I’m still processing the news. I feel, like many people, a state of anxiety, a bit shell-shocked at the same time. I remember waking up that morning with a very bad feeling, and I immediately was drawn to this quote by Howard Zinn about how to be hopeful, that being hopeful is a necessity in life. If you conduct yourself now as you believe human beings should conduct themselves on earth, then you’ll have some marvelous victories.
What do you think White people should do about racism?
I think they should inform and talk to other White people. Any marginalized group can only shout so loudly.
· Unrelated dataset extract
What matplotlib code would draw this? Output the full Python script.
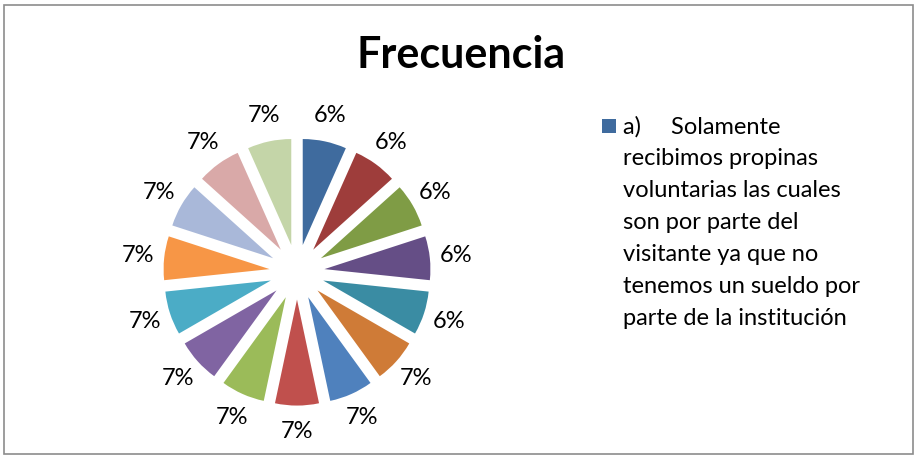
import matplotlib
matplotlib.use('Agg')
import matplotlib.pyplot as plt
from matplotlib.patches import Rectangle

plt.rcParams['font.family'] = ['Lato', 'DejaVu Sans']

# las 15 porciones tienen el mismo tamano; Excel reparte el redondeo para sumar 100 %
frecuencias = [1, 1, 1, 1, 1, 1, 1, 1, 1, 1, 1, 1, 1, 1, 1]
etiquetas = ['6%', '6%', '6%', '6%', '6%', '7%', '7%', '7%', '7%', '7%',
             '7%', '7%', '7%', '7%', '7%']
colores = ['#3F6B9E', '#9E3D3B', '#7F9C45', '#654E86', '#3A8CA3', '#CF7B37',
           '#4F81BD', '#C0504D', '#9BBB59', '#8064A2', '#4BACC6', '#F79646',
           '#A9B8D9', '#D9A9A8', '#C4D5A8']
titulo = "Frecuencia"
leyenda = ("a)     Solamente\nrecibimos propinas\nvoluntarias las cuales\n"
           "son por parte del\nvisitante ya que no\ntenemos un sueldo por\n"
           "parte de la institución")

W, H = 918, 458
fig = plt.figure(figsize=(W / 100, H / 100), dpi=100)

# marco gris del grafico
fig.patches.append(Rectangle((4 / W, 4 / H), (W - 9) / W, (H - 9) / H,
                             transform=fig.transFigure, fill=False,
                             edgecolor='#8C8C8C', linewidth=1.2))

cx, cy, half, r_px = 297, 272, 180, 106
ax = fig.add_axes([(cx - half) / W, (H - cy - half) / H, 2 * half / W, 2 * half / H])
wedges, textos = ax.pie(frecuencias, colors=colores, startangle=90, counterclock=False,
                        explode=[0.26] * len(frecuencias), labels=etiquetas,
                        labeldistance=1.245,
                        textprops={'fontsize': 17, 'color': '#000000'},
                        wedgeprops={'linewidth': 0})
for t in textos:
    t.set_ha('center')
    t.set_va('center')
lim = half / r_px
ax.set_xlim(-lim, lim)
ax.set_ylim(-lim, lim)
ax.set_aspect('equal')
ax.axis('off')

fig.text(461 / W, 1 - 55 / H, titulo, ha='center', va='center',
         fontsize=31, fontweight='bold')

# leyenda (solo se ve la primera entrada)
fig.patches.append(Rectangle((602 / W, 1 - 133 / H), 14 / W, 14 / H,
                             transform=fig.transFigure, facecolor=colores[0],
                             edgecolor='none'))
fig.text(623 / W, 1 - 116 / H, leyenda, ha='left', va='top',
         fontsize=17, linespacing=1.645)

fig.savefig('out.png', dpi=100)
The dominant group begins to be desensitized to it: “Oh, it’s just a grievance.” Having somebody being on the same team, so to speak, talk and speak to each other about things, such as racism, about thinking systemically as opposed to just on the individual level, talk to people about the lived experience of others — that’s where a lot of folks need help. I think it’s necessary.
You read some horrific things that are popping up. There’s so many people who harbor certain prejudices [who] are now emboldened to act upon those prejudices. We need all hands on deck. You don’t need to look too far, even in this state. There was a middle school where some of the White students were telling the Mexican students, shouting, “We’re gonna build a wall.” Hatred is a learned thing, whether they learn from society, whether they learn from the home. How did these middle schoolers get to this point? What do they encounter? You almost feel as bad for them as you do for some of the people who they act against. Everybody is a victim of this hate.
We live in a grand experiment that has mixed results: America. It’s because we try not to talk about it. We’d rather not talk about things. America is one of the only democracies that has had a genocide of native [people]. We’ve had slavery and we’ve never had a national reconciliation. In South Africa, they had truth and reconciliation, same with Rwanda, the horrors that happened there, and then you have a place like Germany, which has outlawed all Nazi paraphernalia and everything else in the wake of what happened. So we’ve never truly had a sensitive response to all of these things that have happened and I don’t think we’re anywhere closer to doing it. You’ve had Obama, president for eight years, who’d run away from discussing race, specifically in his first term. I’m fearful that conversation won’t ever happen on the national level. Which, again, is why it’s imperative for White people to have those conversations.